━━ Available data

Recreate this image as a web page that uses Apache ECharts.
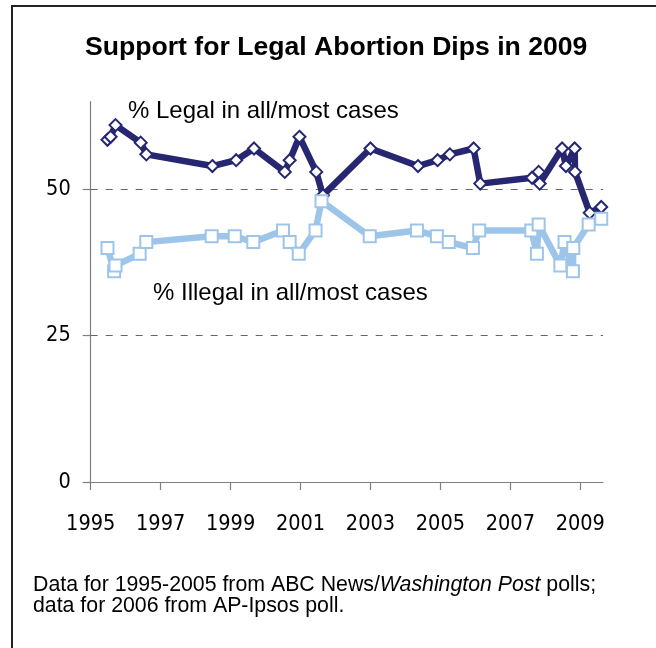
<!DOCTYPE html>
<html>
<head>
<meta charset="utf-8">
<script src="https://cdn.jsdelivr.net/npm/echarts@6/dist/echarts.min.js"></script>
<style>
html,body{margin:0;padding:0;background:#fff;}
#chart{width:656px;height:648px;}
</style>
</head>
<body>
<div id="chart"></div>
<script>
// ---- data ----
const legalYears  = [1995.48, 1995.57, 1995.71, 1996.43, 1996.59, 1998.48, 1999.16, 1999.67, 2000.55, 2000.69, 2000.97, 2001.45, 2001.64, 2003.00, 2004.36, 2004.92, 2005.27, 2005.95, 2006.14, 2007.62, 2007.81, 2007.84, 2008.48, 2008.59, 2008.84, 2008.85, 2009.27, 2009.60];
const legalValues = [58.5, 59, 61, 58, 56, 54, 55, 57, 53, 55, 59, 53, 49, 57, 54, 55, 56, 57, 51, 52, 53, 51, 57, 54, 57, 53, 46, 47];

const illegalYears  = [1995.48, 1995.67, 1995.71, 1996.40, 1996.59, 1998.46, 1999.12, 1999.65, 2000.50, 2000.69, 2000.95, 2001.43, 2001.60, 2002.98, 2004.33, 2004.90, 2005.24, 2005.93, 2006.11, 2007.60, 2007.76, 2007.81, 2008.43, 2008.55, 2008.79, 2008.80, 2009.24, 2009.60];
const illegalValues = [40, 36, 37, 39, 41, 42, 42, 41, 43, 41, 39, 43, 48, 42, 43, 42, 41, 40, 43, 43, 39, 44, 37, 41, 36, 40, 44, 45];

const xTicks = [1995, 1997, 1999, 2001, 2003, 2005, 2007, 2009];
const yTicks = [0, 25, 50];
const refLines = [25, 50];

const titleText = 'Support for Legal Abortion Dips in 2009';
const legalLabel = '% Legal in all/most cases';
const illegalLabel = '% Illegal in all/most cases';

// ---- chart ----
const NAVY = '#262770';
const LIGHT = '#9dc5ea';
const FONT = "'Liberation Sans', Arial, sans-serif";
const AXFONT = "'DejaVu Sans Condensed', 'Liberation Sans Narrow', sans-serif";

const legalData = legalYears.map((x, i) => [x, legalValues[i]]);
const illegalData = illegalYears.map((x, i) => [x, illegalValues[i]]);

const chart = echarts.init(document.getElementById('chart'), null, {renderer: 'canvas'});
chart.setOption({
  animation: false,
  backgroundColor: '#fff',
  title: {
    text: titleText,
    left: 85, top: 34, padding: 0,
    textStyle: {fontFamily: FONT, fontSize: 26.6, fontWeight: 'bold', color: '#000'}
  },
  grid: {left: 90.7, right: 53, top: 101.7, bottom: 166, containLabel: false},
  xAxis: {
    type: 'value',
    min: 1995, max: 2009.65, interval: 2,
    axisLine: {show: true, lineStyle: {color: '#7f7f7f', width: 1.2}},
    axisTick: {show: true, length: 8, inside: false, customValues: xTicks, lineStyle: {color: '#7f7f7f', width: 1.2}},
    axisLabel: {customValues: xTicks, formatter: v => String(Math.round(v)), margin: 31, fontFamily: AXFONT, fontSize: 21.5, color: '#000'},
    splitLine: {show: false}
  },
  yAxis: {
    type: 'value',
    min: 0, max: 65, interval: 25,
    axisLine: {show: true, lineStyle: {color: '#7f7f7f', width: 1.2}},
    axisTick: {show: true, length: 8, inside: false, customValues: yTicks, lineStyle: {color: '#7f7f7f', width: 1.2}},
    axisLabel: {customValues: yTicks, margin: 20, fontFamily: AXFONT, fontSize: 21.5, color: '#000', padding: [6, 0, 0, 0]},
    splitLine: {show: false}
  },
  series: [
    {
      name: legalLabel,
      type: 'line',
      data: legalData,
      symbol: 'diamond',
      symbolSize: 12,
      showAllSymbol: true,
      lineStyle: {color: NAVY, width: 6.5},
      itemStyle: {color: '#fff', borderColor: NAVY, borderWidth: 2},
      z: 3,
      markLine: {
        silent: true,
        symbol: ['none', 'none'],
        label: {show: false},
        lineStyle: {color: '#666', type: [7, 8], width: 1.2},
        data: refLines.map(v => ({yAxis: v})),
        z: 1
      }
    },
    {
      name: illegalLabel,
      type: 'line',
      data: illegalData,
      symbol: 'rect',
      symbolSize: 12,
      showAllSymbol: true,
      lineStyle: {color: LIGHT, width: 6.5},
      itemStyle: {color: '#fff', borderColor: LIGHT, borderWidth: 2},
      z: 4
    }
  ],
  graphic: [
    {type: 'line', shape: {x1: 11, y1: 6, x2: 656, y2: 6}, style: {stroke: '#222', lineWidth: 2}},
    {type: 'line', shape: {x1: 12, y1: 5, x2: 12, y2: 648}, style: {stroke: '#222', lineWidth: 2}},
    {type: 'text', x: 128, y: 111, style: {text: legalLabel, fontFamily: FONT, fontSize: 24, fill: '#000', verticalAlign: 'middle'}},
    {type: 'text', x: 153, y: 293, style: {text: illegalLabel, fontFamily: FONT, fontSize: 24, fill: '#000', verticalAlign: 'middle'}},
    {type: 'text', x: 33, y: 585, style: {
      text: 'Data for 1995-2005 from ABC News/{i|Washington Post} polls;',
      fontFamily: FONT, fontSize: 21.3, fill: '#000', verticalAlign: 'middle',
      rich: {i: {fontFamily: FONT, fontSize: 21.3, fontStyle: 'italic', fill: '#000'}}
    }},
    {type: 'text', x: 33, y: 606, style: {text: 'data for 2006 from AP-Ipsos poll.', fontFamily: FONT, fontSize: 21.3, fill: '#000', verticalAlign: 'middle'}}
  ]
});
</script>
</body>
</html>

━━━━

• _Task requirements_: Repeat only the lines between the start of the data and the line with "53, 46, 47];", including those two lines, and skip the pictures.

• _Full solution_:
Recreate this image as a web page that uses Apache ECharts.
<!DOCTYPE html>
<html>
<head>
<meta charset="utf-8">
<script src="https://cdn.jsdelivr.net/npm/echarts@6/dist/echarts.min.js"></script>
<style>
html,body{margin:0;padding:0;background:#fff;}
#chart{width:656px;height:648px;}
</style>
</head>
<body>
<div id="chart"></div>
<script>
// ---- data ----
const legalYears  = [1995.48, 1995.57, 1995.71, 1996.43, 1996.59, 1998.48, 1999.16, 1999.67, 2000.55, 2000.69, 2000.97, 2001.45, 2001.64, 2003.00, 2004.36, 2004.92, 2005.27, 2005.95, 2006.14, 2007.62, 2007.81, 2007.84, 2008.48, 2008.59, 2008.84, 2008.85, 2009.27, 2009.60];
const legalValues = [58.5, 59, 61, 58, 56, 54, 55, 57, 53, 55, 59, 53, 49, 57, 54, 55, 56, 57, 51, 52, 53, 51, 57, 54, 57, 53, 46, 47];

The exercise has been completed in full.